After news crews outnumbered customers in some ATM lines last week when banks in Cyprus opened back up following a bailout deal with European Union officials, the mainstream financial media appears to have quickly lost interest in this story.
They shouldn’t.
This continues to be one of the more important developments in the long-running global financial crisis and it’s likely to spur a good deal of new interest in gold. Not immediately, but, over time, there is sure to be a “slow motion bank run” by wealthy investors in many parts of the world and some portion of that money will be used to buy gold.
It’s no surprise that there was little commotion when banks in Cyprus reopened last Thursday. Why? Because insured accounts (less than 100,000 euros) were left untouched in the bailout deal and capital controls limited cash withdrawals to 300 euros for individuals and to 5,000 euros for businesses. Large accounts, where up to 60 percent of deposits could be seized, were frozen.
In order to have a run on any bank, depositors must be able to withdraw their money – all of it if they desire – and that simply hasn’t been possible in recent days.

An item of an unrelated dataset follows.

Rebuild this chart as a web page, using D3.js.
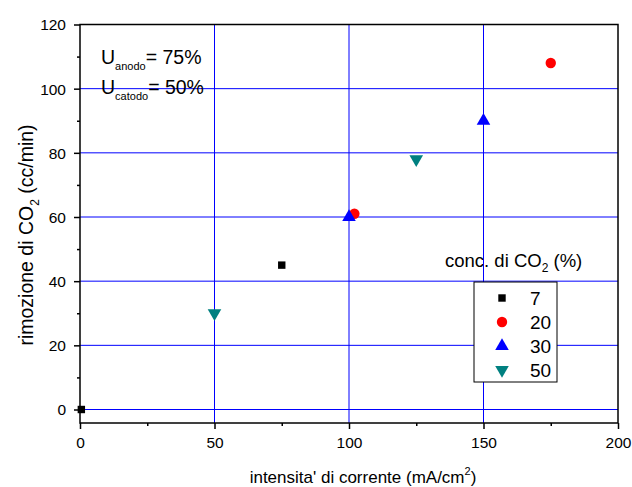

Word came on Monday that 37.5 percent of deposits exceeding 100,000 euros have already been seized to recapitalize the Bank of Cyprus, the nation’s biggest lender, with another 22.5 percent to remain blocked until the recapitalization plan is finalized. The 40 percent of large accounts that is left over could be unfrozen as soon as today, but even this won’t result in a bank run due to capital controls.